A New York Times story published in February reported that 40 per cent of those between 22 and 24 are getting help with rent from their parents to the tune of an average US$3,000 per year.

“I’ve heard of parents giving kids a $10,000 Christmas gift,” said Aaron, noting that the money could be used for housing costs. “When I wanted my kids out, I said, ‘We’re going to buy you a condo.'”

This option has proved popular with students and has driven some of the sales activity in university towns such as Kitchener-Waterloo, Ont., but also in major cities like Toronto and Vancouver.

“This happens with a lot of our foreign buyers,” Usher said. “The foreign buyers want to get their money into Canada and their children into Canadian schools. They buy property based on the school system.”

The key consideration in this play is who will be on the property title. Putting it in your child’s name means he or she will be using it as a principal residence and, therefore, avoid any capitals gains taxes if the property’s value has risen by the time it is sold.
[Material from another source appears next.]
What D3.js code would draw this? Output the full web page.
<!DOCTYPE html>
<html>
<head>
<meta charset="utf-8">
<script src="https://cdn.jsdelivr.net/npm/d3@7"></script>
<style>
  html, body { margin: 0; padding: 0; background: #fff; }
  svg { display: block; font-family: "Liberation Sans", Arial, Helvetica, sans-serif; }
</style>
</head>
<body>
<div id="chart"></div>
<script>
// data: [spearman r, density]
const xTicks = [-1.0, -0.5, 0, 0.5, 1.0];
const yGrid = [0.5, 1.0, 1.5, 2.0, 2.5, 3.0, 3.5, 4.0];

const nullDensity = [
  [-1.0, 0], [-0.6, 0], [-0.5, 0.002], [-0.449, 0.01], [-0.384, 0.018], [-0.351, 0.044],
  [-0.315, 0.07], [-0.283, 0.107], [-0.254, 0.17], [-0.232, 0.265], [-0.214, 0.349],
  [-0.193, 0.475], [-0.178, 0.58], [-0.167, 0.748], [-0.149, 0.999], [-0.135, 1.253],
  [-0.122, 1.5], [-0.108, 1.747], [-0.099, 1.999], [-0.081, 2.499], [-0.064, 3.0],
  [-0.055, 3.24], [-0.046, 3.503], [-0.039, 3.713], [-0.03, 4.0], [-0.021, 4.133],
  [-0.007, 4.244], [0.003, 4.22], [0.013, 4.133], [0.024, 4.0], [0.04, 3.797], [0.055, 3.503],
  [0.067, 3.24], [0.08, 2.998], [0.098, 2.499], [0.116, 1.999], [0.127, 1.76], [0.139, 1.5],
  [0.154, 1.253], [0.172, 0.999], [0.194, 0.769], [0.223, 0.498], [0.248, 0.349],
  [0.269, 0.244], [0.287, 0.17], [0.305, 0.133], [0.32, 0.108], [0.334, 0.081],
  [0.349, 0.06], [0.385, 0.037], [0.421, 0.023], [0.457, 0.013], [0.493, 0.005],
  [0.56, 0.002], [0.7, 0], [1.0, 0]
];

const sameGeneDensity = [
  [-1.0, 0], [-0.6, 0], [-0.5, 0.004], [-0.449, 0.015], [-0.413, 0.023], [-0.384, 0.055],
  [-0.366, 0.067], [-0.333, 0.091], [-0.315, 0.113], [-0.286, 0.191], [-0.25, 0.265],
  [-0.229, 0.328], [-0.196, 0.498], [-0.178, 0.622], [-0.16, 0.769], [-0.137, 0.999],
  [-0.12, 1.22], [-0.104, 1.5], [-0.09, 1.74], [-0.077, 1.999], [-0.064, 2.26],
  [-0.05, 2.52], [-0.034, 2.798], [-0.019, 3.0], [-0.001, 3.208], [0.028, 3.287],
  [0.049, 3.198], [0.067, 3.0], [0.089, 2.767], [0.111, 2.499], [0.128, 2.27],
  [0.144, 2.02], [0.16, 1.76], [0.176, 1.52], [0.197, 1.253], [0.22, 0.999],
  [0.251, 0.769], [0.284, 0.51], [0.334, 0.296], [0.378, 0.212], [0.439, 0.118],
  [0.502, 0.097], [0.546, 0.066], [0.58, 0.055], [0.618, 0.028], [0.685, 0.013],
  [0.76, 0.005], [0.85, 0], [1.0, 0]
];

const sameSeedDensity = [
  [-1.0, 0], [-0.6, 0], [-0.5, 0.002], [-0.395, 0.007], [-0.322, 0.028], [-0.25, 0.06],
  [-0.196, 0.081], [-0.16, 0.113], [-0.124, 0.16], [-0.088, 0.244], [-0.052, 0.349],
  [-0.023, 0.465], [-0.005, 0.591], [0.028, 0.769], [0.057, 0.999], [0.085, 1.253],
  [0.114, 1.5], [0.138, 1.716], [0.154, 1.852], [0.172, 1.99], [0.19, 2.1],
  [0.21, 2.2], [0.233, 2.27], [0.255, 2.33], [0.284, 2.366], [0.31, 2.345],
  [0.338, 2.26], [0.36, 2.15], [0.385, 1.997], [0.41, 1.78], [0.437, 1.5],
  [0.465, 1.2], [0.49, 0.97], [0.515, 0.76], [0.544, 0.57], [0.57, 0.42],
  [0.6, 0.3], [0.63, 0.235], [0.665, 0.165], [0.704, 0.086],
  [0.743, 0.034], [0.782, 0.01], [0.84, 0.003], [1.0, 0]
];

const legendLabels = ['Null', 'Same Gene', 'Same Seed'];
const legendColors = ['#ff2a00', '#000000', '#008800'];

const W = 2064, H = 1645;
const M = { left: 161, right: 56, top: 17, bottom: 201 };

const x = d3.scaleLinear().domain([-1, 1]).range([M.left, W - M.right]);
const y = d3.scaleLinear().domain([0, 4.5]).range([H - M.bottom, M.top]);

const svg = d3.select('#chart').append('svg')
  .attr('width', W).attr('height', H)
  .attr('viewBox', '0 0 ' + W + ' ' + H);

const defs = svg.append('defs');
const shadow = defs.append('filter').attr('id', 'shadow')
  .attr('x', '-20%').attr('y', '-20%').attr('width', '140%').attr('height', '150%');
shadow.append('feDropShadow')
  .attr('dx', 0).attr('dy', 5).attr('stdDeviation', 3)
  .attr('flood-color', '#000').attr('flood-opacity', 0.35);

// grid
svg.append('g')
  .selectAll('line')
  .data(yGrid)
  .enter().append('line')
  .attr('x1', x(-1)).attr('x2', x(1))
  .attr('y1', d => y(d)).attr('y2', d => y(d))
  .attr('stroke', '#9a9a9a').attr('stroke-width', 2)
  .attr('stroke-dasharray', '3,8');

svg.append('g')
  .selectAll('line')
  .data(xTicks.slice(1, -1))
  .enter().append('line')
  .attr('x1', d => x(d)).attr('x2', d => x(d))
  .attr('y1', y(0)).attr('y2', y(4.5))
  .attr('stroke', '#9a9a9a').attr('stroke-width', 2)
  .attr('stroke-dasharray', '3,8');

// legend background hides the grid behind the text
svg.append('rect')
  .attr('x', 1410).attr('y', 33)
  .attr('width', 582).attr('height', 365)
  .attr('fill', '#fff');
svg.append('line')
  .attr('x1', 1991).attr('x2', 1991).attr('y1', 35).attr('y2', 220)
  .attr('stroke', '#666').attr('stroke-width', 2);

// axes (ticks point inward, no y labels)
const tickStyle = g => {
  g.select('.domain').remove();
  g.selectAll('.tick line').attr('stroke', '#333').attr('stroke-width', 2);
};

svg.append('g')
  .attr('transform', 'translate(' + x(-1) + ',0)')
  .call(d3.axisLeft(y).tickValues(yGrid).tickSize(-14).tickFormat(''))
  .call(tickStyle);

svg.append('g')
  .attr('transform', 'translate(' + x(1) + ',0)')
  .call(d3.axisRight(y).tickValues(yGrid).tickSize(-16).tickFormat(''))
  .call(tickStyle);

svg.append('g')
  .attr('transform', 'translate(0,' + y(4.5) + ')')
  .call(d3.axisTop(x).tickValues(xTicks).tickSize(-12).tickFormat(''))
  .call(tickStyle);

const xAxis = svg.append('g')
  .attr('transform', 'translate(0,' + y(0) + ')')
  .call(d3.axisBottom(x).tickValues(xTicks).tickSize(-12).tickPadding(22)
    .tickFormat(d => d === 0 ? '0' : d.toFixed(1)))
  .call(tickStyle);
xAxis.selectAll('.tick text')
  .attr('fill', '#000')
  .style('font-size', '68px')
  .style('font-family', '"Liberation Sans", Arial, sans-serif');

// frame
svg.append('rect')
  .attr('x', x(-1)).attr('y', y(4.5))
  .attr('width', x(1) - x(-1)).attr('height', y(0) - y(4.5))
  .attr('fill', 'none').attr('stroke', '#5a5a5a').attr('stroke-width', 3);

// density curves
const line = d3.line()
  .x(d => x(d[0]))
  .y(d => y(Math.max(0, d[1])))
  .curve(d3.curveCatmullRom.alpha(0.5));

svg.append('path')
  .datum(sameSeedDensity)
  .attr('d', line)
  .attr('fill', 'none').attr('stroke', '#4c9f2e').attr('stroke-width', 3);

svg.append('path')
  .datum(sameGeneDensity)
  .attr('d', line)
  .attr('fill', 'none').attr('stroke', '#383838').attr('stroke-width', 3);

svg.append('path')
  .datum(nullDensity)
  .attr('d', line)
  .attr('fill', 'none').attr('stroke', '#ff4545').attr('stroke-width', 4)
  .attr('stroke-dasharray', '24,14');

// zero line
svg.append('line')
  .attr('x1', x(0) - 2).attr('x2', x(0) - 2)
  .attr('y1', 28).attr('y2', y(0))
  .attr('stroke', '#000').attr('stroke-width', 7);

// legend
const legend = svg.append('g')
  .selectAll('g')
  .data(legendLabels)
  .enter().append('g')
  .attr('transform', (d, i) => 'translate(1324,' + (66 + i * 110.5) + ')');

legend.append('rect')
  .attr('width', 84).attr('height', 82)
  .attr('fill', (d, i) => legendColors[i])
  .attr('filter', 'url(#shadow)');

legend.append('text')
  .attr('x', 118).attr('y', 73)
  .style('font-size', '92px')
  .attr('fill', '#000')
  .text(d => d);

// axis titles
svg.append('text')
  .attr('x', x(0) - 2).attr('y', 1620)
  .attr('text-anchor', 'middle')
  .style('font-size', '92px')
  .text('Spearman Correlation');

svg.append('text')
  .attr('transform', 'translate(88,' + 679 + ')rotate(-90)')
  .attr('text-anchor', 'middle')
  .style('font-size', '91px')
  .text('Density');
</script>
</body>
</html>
Gillespie notes if you buy the property as an investment and your kids pay close to market rent, you can write off the mortgage.

“As long as the rent is income, then you’ve got a deduction,” he said, adding competitive market rent is open to interpretation.

“Absolutely this happens,” LePage’s Johnson said. “It happens a little more in a suburban environment or a rural environment, but sometimes you will build a secondary dwelling on the property.”

A few developers have even starting catering to this trend in urban areas by building basement “in-law suites” that are legal and not subject to being shut down by the municipality.

More importantly, the income from these suites could ultimately help a young buyer qualify for a mortgage they might not otherwise be able to afford.

“Many years ago, we used to see in-law suites all the time (though not necessarily legal),” Usher said.

He adds that it doesn’t necessarily have to be an in-law living there. The general idea is that young buyers will be able to generate income off a part of their home that they don’t occupy.